>> start

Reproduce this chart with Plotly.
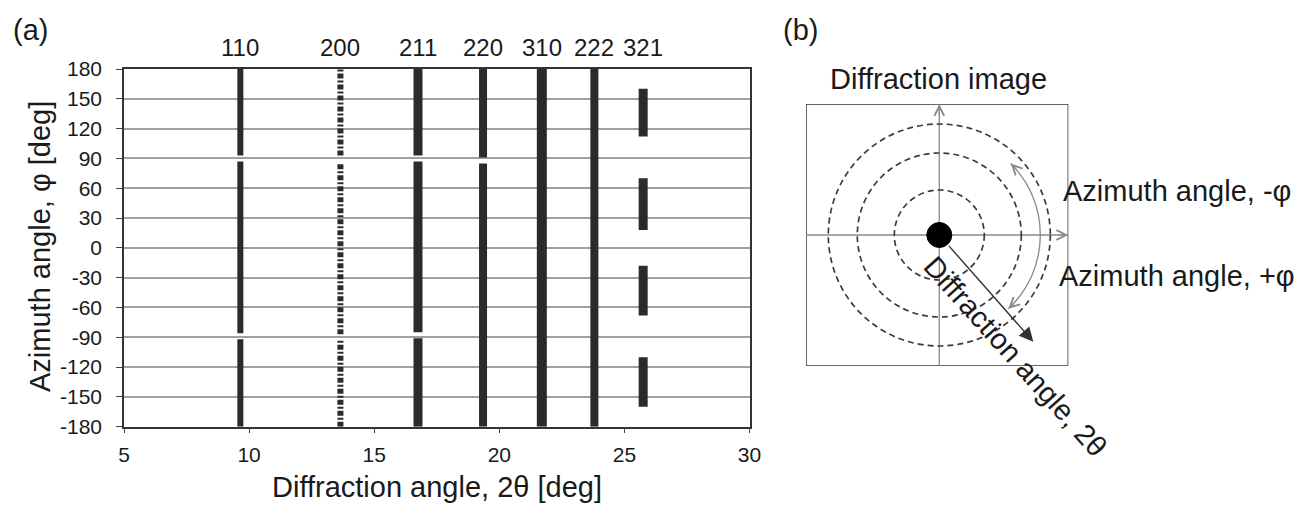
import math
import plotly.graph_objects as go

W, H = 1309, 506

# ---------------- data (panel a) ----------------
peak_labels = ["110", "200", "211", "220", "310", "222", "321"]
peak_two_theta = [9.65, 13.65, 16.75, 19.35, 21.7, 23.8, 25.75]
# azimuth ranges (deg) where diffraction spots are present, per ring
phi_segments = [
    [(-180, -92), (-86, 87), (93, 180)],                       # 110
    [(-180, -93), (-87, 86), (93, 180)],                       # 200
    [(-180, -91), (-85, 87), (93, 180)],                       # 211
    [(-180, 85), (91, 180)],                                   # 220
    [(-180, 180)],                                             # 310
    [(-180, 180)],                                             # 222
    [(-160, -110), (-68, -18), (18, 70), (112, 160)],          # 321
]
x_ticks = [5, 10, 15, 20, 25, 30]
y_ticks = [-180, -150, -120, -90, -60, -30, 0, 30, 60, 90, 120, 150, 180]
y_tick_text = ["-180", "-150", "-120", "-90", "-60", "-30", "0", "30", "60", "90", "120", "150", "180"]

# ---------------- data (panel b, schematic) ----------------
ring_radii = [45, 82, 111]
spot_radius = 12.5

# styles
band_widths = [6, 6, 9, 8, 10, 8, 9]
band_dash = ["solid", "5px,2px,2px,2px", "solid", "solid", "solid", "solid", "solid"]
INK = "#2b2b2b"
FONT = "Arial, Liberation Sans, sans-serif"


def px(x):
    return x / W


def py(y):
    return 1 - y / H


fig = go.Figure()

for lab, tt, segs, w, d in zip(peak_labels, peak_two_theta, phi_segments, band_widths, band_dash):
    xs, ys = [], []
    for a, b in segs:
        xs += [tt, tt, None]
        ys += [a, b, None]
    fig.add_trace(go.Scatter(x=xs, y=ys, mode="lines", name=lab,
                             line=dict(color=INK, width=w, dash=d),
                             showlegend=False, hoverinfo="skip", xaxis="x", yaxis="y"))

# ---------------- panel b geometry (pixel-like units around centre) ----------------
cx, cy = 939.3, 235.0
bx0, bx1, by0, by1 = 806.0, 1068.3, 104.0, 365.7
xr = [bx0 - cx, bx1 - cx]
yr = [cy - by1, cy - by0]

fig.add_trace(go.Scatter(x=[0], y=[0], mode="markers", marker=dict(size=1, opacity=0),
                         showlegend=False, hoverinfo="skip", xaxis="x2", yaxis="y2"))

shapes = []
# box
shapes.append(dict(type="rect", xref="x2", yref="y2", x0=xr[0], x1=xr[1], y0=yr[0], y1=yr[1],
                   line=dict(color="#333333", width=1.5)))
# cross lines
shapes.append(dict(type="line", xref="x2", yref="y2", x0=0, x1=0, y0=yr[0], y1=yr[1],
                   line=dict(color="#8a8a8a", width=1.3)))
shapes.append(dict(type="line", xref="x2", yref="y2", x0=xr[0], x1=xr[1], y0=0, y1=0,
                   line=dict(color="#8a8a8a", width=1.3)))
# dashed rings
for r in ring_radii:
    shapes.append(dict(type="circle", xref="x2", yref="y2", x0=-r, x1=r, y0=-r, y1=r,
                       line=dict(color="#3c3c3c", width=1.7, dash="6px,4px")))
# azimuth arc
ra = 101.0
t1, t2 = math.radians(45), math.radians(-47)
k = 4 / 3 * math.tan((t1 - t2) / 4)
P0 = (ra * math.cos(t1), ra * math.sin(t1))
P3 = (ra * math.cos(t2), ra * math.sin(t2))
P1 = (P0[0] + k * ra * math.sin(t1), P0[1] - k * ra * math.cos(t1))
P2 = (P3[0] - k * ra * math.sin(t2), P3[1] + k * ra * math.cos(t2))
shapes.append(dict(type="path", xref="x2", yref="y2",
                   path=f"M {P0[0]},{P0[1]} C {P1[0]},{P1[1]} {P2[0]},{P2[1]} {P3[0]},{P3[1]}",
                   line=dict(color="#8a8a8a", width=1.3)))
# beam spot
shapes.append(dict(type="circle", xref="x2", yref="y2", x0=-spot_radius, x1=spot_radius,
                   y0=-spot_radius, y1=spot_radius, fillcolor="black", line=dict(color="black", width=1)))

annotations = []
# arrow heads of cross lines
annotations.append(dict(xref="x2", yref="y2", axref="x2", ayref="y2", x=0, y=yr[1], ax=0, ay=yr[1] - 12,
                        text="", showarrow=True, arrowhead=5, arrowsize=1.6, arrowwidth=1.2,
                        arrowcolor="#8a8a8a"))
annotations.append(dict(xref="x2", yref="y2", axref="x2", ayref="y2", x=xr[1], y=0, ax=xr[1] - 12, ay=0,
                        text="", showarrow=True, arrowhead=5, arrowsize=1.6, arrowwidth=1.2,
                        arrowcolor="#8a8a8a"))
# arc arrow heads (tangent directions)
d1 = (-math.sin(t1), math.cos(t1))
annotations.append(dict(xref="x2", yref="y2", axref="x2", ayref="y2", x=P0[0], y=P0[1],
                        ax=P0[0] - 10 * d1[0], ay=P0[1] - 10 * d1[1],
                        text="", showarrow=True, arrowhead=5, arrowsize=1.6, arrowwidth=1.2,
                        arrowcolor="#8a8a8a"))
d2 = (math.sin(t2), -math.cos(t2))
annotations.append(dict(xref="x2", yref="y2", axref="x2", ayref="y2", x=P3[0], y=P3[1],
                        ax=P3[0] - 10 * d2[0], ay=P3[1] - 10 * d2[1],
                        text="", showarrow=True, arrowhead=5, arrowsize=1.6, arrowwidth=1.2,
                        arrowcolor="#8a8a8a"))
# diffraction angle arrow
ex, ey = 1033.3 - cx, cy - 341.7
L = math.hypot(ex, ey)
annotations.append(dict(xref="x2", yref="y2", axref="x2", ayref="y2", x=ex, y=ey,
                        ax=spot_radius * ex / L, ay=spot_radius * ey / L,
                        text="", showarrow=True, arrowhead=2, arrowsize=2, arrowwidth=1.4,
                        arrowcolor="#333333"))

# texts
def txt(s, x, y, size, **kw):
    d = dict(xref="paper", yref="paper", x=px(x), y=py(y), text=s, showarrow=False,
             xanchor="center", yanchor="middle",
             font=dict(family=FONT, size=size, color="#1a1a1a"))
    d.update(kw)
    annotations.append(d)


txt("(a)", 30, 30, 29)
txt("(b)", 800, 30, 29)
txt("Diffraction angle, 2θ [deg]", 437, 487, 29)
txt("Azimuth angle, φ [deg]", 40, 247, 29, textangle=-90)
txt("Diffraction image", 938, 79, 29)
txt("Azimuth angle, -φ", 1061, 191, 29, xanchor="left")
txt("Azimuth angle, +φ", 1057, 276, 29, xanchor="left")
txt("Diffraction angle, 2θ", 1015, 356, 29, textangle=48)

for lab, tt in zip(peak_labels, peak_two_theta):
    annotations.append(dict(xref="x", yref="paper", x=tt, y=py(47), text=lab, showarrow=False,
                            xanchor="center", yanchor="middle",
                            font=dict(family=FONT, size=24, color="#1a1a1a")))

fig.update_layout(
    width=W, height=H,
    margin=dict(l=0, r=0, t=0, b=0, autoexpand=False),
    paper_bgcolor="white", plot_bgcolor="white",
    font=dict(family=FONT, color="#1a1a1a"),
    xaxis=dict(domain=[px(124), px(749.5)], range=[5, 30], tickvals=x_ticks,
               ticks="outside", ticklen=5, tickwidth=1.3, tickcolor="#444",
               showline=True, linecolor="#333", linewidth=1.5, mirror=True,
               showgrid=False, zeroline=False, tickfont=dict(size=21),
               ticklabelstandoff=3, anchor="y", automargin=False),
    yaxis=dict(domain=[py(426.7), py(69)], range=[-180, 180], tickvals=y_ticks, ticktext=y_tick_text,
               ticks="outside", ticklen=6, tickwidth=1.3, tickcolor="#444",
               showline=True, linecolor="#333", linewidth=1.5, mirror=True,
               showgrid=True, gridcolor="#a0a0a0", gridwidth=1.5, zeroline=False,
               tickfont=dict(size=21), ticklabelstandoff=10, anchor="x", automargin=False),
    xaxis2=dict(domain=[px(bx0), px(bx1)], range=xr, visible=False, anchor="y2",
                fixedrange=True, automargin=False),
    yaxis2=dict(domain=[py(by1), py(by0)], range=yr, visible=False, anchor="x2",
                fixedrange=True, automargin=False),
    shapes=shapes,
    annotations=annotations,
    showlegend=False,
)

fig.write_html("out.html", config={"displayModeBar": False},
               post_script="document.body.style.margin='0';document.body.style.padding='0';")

>> end

Work required: Copy nothing but the lines from the top of the material through the line holding "fig = go.Figure()", exactly as written; omit pictures.

Solution:
Reproduce this chart with Plotly.
import math
import plotly.graph_objects as go

W, H = 1309, 506

# ---------------- data (panel a) ----------------
peak_labels = ["110", "200", "211", "220", "310", "222", "321"]
peak_two_theta = [9.65, 13.65, 16.75, 19.35, 21.7, 23.8, 25.75]
# azimuth ranges (deg) where diffraction spots are present, per ring
phi_segments = [
    [(-180, -92), (-86, 87), (93, 180)],                       # 110
    [(-180, -93), (-87, 86), (93, 180)],                       # 200
    [(-180, -91), (-85, 87), (93, 180)],                       # 211
    [(-180, 85), (91, 180)],                                   # 220
    [(-180, 180)],                                             # 310
    [(-180, 180)],                                             # 222
    [(-160, -110), (-68, -18), (18, 70), (112, 160)],          # 321
]
x_ticks = [5, 10, 15, 20, 25, 30]
y_ticks = [-180, -150, -120, -90, -60, -30, 0, 30, 60, 90, 120, 150, 180]
y_tick_text = ["-180", "-150", "-120", "-90", "-60", "-30", "0", "30", "60", "90", "120", "150", "180"]

# ---------------- data (panel b, schematic) ----------------
ring_radii = [45, 82, 111]
spot_radius = 12.5

# styles
band_widths = [6, 6, 9, 8, 10, 8, 9]
band_dash = ["solid", "5px,2px,2px,2px", "solid", "solid", "solid", "solid", "solid"]
INK = "#2b2b2b"
FONT = "Arial, Liberation Sans, sans-serif"


def px(x):
    return x / W


def py(y):
    return 1 - y / H


fig = go.Figure()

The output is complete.